The exercise
Only lines holding the word "matplotlib" should be copied from the material.

Dataset excerpt
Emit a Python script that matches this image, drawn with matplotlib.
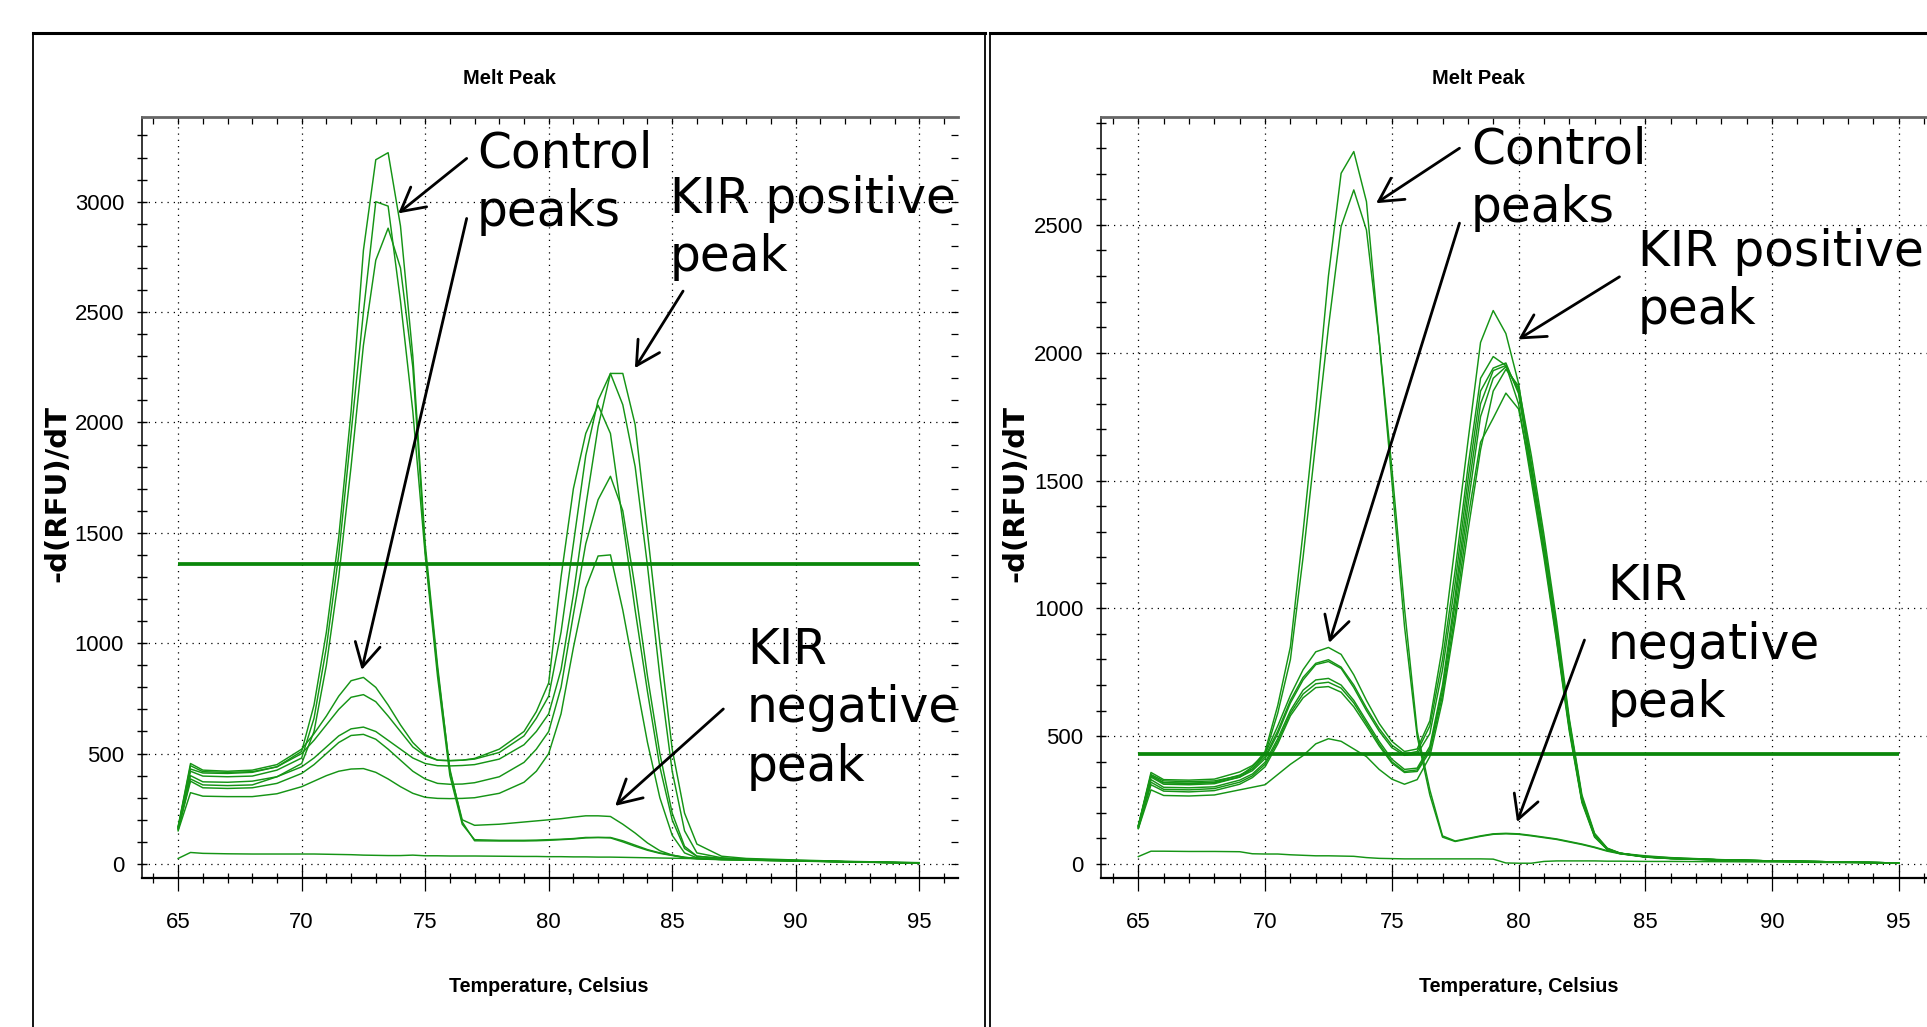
import matplotlib
matplotlib.use("Agg")
import matplotlib.pyplot as plt
from matplotlib.lines import Line2D
from matplotlib.ticker import MultipleLocator
from matplotlib import font_manager as fm

# ---------------- data ----------------
temps_left = [65.0, 65.5, 66.0, 67.0, 68.0, 69.0, 70.0, 70.5, 71.0, 71.5, 72.0, 72.5, 73.0, 73.5,
              74.0, 74.5, 75.0, 75.5, 76.0, 76.5, 77.0, 78.0, 79.0, 79.5, 80.0, 80.5, 81.0, 81.5,
              82.0, 82.5, 83.0, 83.5, 84.0, 84.5, 85.0, 85.5, 86.0, 87.0, 88.0, 90.0, 92.0, 95.0]

left_pos_1 = [170, 455, 425, 420, 425, 450, 520, 590, 670, 760, 830, 845, 800, 720, 630, 550, 495, 470, 468, 470,
              478, 520, 600, 690, 820, 1300, 1700, 1950, 2078, 1950, 1550, 1150, 780, 440, 200, 70, 35, 25, 20, 15, 10, 4]
left_pos_2 = [165, 430, 412, 410, 415, 440, 500, 560, 630, 700, 755, 767, 735, 670, 600, 530, 490, 470, 468, 470,
              475, 505, 580, 660, 760, 1050, 1450, 1850, 2100, 2222, 2080, 1800, 1350, 850, 420, 150, 50, 28, 22, 15, 10, 4]
left_pos_3 = [160, 400, 372, 370, 375, 395, 440, 480, 530, 580, 612, 620, 600, 560, 520, 480, 455, 445, 444, 446,
              450, 475, 540, 600, 680, 880, 1220, 1620, 1980, 2222, 2222, 1990, 1500, 1000, 520, 230, 90, 35, 25, 18, 12, 6]
left_pos_4 = [155, 375, 345, 342, 345, 365, 410, 450, 500, 550, 582, 587, 565, 520, 470, 420, 385, 365, 361, 362,
              368, 395, 460, 520, 600, 800, 1130, 1450, 1650, 1756, 1600, 1250, 850, 500, 230, 80, 35, 25, 20, 15, 10, 5]
left_pos_5 = [150, 323, 307, 305, 305, 318, 350, 375, 400, 420, 430, 432, 415, 385, 350, 320, 302, 297, 296, 297,
              300, 320, 370, 420, 500, 680, 980, 1250, 1395, 1400, 1150, 850, 550, 300, 130, 50, 28, 22, 18, 14, 10, 5]
left_neg_1 = [168, 445, 418, 415, 418, 440, 510, 720, 1050, 1480, 2050, 2780, 3190, 3222, 2890, 2300, 1450, 900, 420, 200,
              175, 180, 190, 195, 200, 205, 212, 218, 218, 215, 180, 140, 95, 60, 40, 30, 25, 20, 18, 14, 10, 4]
left_neg_2 = [163, 420, 398, 395, 398, 425, 480, 660, 980, 1400, 1950, 2500, 3000, 2980, 2550, 2050, 1400, 850, 400, 180,
              110, 107, 107, 108, 110, 112, 115, 120, 120, 120, 105, 85, 65, 50, 40, 30, 25, 20, 18, 14, 10, 4]
left_neg_3 = [158, 385, 358, 355, 358, 395, 455, 600, 900, 1300, 1800, 2350, 2735, 2880, 2700, 2250, 1420, 880, 430, 190,
              105, 104, 104, 105, 107, 110, 113, 118, 120, 118, 100, 80, 62, 48, 38, 28, 23, 19, 17, 13, 9, 4]
left_ntc = [25, 52, 48, 46, 45, 45, 45, 45, 44, 43, 42, 40, 39, 38, 38, 40, 37, 37, 36, 36,
            36, 35, 34, 34, 33, 33, 32, 32, 31, 31, 30, 29, 28, 27, 26, 25, 24, 22, 20, 16, 11, 3]
left_threshold = 1357

temps_right = [65.0, 65.5, 66.0, 67.0, 68.0, 69.0, 69.5, 70.0, 70.5, 71.0, 71.5, 72.0, 72.5, 73.0,
               73.5, 74.0, 74.5, 75.0, 75.5, 76.0, 76.5, 77.0, 77.5, 78.0, 78.5, 79.0, 79.5, 80.0,
               80.5, 81.0, 81.5, 82.0, 82.5, 83.0, 83.5, 84.0, 85.0, 86.0, 88.0, 90.0, 92.0, 95.0]

right_pos_1 = [150, 358, 330, 328, 332, 360, 385, 430, 540, 660, 760, 830, 847, 820, 740, 640, 550, 480, 440, 450,
               560, 850, 1250, 1650, 2040, 2165, 2075, 1880, 1560, 1260, 920, 560, 260, 115, 60, 42, 28, 22, 16, 12, 9, 4]
right_pos_2 = [148, 345, 318, 316, 320, 348, 372, 420, 520, 640, 730, 785, 799, 770, 700, 610, 530, 465, 430, 440,
               540, 800, 1150, 1550, 1900, 1985, 1950, 1800, 1500, 1200, 870, 520, 240, 105, 56, 40, 27, 21, 15, 11, 8, 4]
right_pos_3 = [146, 340, 312, 310, 314, 340, 365, 412, 510, 630, 720, 780, 792, 765, 690, 600, 520, 455, 425, 430,
               510, 760, 1100, 1500, 1850, 1940, 1960, 1840, 1530, 1220, 880, 530, 245, 108, 57, 41, 27, 21, 15, 11, 8, 4]
right_pos_4 = [144, 330, 300, 298, 302, 328, 352, 398, 490, 600, 680, 720, 726, 700, 640, 560, 480, 410, 370, 375,
               460, 700, 1050, 1450, 1800, 1930, 1950, 1850, 1550, 1240, 900, 540, 250, 110, 58, 42, 28, 22, 16, 12, 9, 4]
right_pos_5 = [142, 320, 292, 290, 295, 320, 345, 390, 480, 590, 665, 705, 711, 688, 630, 550, 470, 400, 362, 368,
               450, 680, 1020, 1400, 1750, 1900, 1945, 1860, 1570, 1260, 920, 555, 260, 115, 60, 42, 28, 22, 16, 12, 9, 4]
right_pos_6 = [140, 310, 285, 282, 287, 312, 338, 380, 470, 580, 650, 690, 694, 672, 615, 540, 462, 395, 358, 362,
               440, 660, 980, 1350, 1650, 1744, 1842, 1780, 1530, 1230, 890, 535, 250, 110, 58, 42, 28, 22, 16, 12, 9, 4]
right_pos_7 = [138, 290, 268, 266, 270, 290, 300, 310, 350, 390, 424, 470, 490, 480, 450, 420, 370, 332, 312, 330,
               420, 640, 950, 1300, 1620, 1850, 1935, 1870, 1600, 1290, 950, 570, 270, 120, 62, 43, 28, 22, 16, 12, 9, 4]
right_neg_1 = [150, 350, 325, 322, 325, 345, 380, 440, 620, 850, 1300, 1780, 2300, 2702, 2787, 2591, 2050, 1550, 1000, 520,
               290, 110, 90, 100, 110, 118, 120, 118, 112, 105, 98, 88, 78, 66, 52, 42, 32, 25, 17, 12, 9, 4]
right_neg_2 = [148, 345, 318, 315, 318, 340, 372, 430, 590, 800, 1200, 1650, 2100, 2494, 2637, 2480, 2050, 1500, 930, 500,
               270, 105, 88, 98, 108, 116, 118, 116, 110, 103, 96, 86, 76, 64, 50, 40, 30, 24, 16, 12, 9, 4]
right_ntc = [29, 50, 50, 49, 49, 48, 40, 39, 39, 36, 34, 32, 32, 31, 30, 25, 22, 21, 20, 20,
             20, 20, 20, 20, 20, 19, 4, 3, 3, 10, 12, 12, 12, 12, 11, 11, 10, 10, 9, 8, 6, 3]
right_threshold = 430

x_ticks = [65, 70, 75, 80, 85, 90, 95]
left_y_ticks = [0, 500, 1000, 1500, 2000, 2500, 3000]
right_y_ticks = [0, 500, 1000, 1500, 2000, 2500]

# ---------------- fonts ----------------
_names = {f.name for f in fm.fontManager.ttflist}
if "Liberation Sans Narrow" in _names:
    NARROW, NSCALE = "Liberation Sans Narrow", 1.0
else:
    NARROW, NSCALE = "Liberation Sans", 0.84
plt.rcParams["font.family"] = [NARROW, "DejaVu Sans"]
ANNO_FONT = ["DejaVu Sans"]

W, H = 1927, 1027
fig = plt.figure(figsize=(W / 100, H / 100), dpi=100)
fig.patch.set_facecolor("white")


def fx(x):
    return x / W


def fy(y):
    return 1 - y / H


# ---------------- panel frames ----------------
frame_lines = [
    ([33, 33], [33, H + 5], 1.3),
    ([33, 985], [33, 33], 2.2),
    ([984.5, 984.5], [33, H + 5], 1.3),
    ([989.5, 989.5], [33, H + 5], 1.3),
    ([989.5, W + 5], [33, 33], 2.2),
]
for xs, ys, lw in frame_lines:
    fig.add_artist(Line2D([fx(v) for v in xs], [fy(v) for v in ys], transform=fig.transFigure,
                          color="black", lw=lw))

TRACE_COLOR = "#159415"
THR_COLOR = "#0a860a"
TITLE_SIZE = 17 if NSCALE == 1.0 else 14.5
XLABEL_SIZE = 17 if NSCALE == 1.0 else 14.2
TICK_SIZE = 19 * NSCALE


def make_panel(rect, temps, traces, ntc, thr, yticks, ylim, title_x, xlabel_x, ylabel_x):
    ax = fig.add_axes(rect)
    ax.set_xlim(63.52, 96.57)
    ax.set_ylim(*ylim)
    ax.set_xticks(x_ticks)
    ax.xaxis.set_minor_locator(MultipleLocator(1))
    ax.set_yticks(yticks)
    ax.yaxis.set_minor_locator(MultipleLocator(100))
    ax.grid(True, which="major", color="black", linestyle=(0, (1, 4)), lw=0.9)
    ax.set_axisbelow(True)
    ax.spines["right"].set_visible(False)
    ax.spines["top"].set_color("#666666")
    ax.spines["top"].set_linewidth(2.0)
    ax.spines["bottom"].set_linewidth(1.6)
    ax.spines["left"].set_linewidth(1.1)
    ax.tick_params(axis="y", which="both", direction="inout", length=7, width=1.0,
                   pad=9, labelsize=TICK_SIZE, left=True, right=False)
    ax.tick_params(axis="x", which="major", direction="inout", length=19, width=0.9,
                   pad=14.5, labelsize=TICK_SIZE, bottom=True, top=False)
    ax.tick_params(axis="x", which="minor", direction="inout", length=7, width=0.9,
                   bottom=True, top=False)
    secx = ax.secondary_xaxis("top")
    secx.set_xticks([])
    secx.xaxis.set_minor_locator(MultipleLocator(1))
    secx.tick_params(which="minor", direction="in", length=5, width=0.9)
    secx.spines["top"].set_visible(False)
    secy = ax.secondary_yaxis("right")
    secy.set_yticks([])
    secy.yaxis.set_minor_locator(MultipleLocator(100))
    secy.tick_params(which="minor", direction="in", length=5, width=0.9)
    secy.spines["right"].set_visible(False)

    for vals in traces:
        ax.plot(temps, vals, color=TRACE_COLOR, lw=1.05, zorder=3)
    ax.plot(temps, ntc, color=TRACE_COLOR, lw=1.05, zorder=3)
    ax.hlines(thr, 65, 95, color=THR_COLOR, lw=2.7, zorder=4)

    fig.text(fx(title_x), fy(78), "Melt Peak", ha="center", va="center",
             fontsize=TITLE_SIZE, fontweight="bold")
    fig.text(fx(xlabel_x), fy(986), "Temperature, Celsius", ha="center", va="center",
             fontsize=XLABEL_SIZE, fontweight="bold")
    fig.text(fx(ylabel_x), fy(493), "-d(RFU)/dT", ha="center", va="center", rotation=90,
             fontsize=21, fontweight="bold", family=["DejaVu Sans"])
    return ax


axL = make_panel([fx(141.6), fy(878.3), (958 - 141.6) / W, (878.3 - 116.7) / H],
                 temps_left,
                 [left_pos_1, left_pos_2, left_pos_3, left_pos_4, left_pos_5,
                  left_neg_1, left_neg_2, left_neg_3],
                 left_ntc, left_threshold, left_y_ticks, (-65, 3385), 509.6, 549, 57.5)
axR = make_panel([fx(1100.8), fy(878.3), (1938.6 - 1100.8) / W, (878.3 - 117.3) / H],
                 temps_right,
                 [right_pos_1, right_pos_2, right_pos_3, right_pos_4, right_pos_5,
                  right_pos_6, right_pos_7, right_neg_1, right_neg_2],
                 right_ntc, right_threshold, right_y_ticks, (-56, 2921), 1478, 1519, 1015)

# ---------------- annotations ----------------
ARROW = dict(arrowstyle="->,head_length=0.7,head_width=0.38", color="black", lw=2.0,
             shrinkA=0, shrinkB=0, mutation_scale=24)


def label(ax, x, y_last_baseline, s):
    ax.text(x, y_last_baseline, s, fontsize=35, family=ANNO_FONT, ha="left", va="baseline",
            linespacing=1.27, clip_on=False, zorder=6)


def arrow(ax, start, tip):
    ax.annotate("", xy=tip, xytext=start, arrowprops=ARROW, annotation_clip=False, zorder=6)


label(axL, 77.10, 2889, "Control\npeaks")
label(axL, 84.91, 2686, "KIR positive\npeak")
label(axL, 88.03, 378, "KIR\nnegative\npeak")
arrow(axL, (76.68, 3196), (73.91, 2947))
arrow(axL, (76.68, 2924), (72.43, 879))
arrow(axL, (85.44, 2595), (83.49, 2246))
arrow(axL, (87.07, 702), (82.69, 263))

label(axR, 78.12, 2512, "Control\npeaks")
label(axR, 84.71, 2113, "KIR positive\npeak")
label(axR, 83.51, 575, "KIR\nnegative\npeak")
arrow(axR, (77.67, 2800), (74.38, 2585))
arrow(axR, (77.67, 2507), (72.53, 865))
arrow(axR, (83.98, 2297), (79.99, 2052))
arrow(axR, (82.60, 876), (79.94, 164))

fig.savefig("out.png", dpi=100, facecolor="white")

Completed task
Emit a Python script that matches this image, drawn with matplotlib.
import matplotlib
matplotlib.use("Agg")
import matplotlib.pyplot as plt
from matplotlib.lines import Line2D
from matplotlib.ticker import MultipleLocator
from matplotlib import font_manager as fm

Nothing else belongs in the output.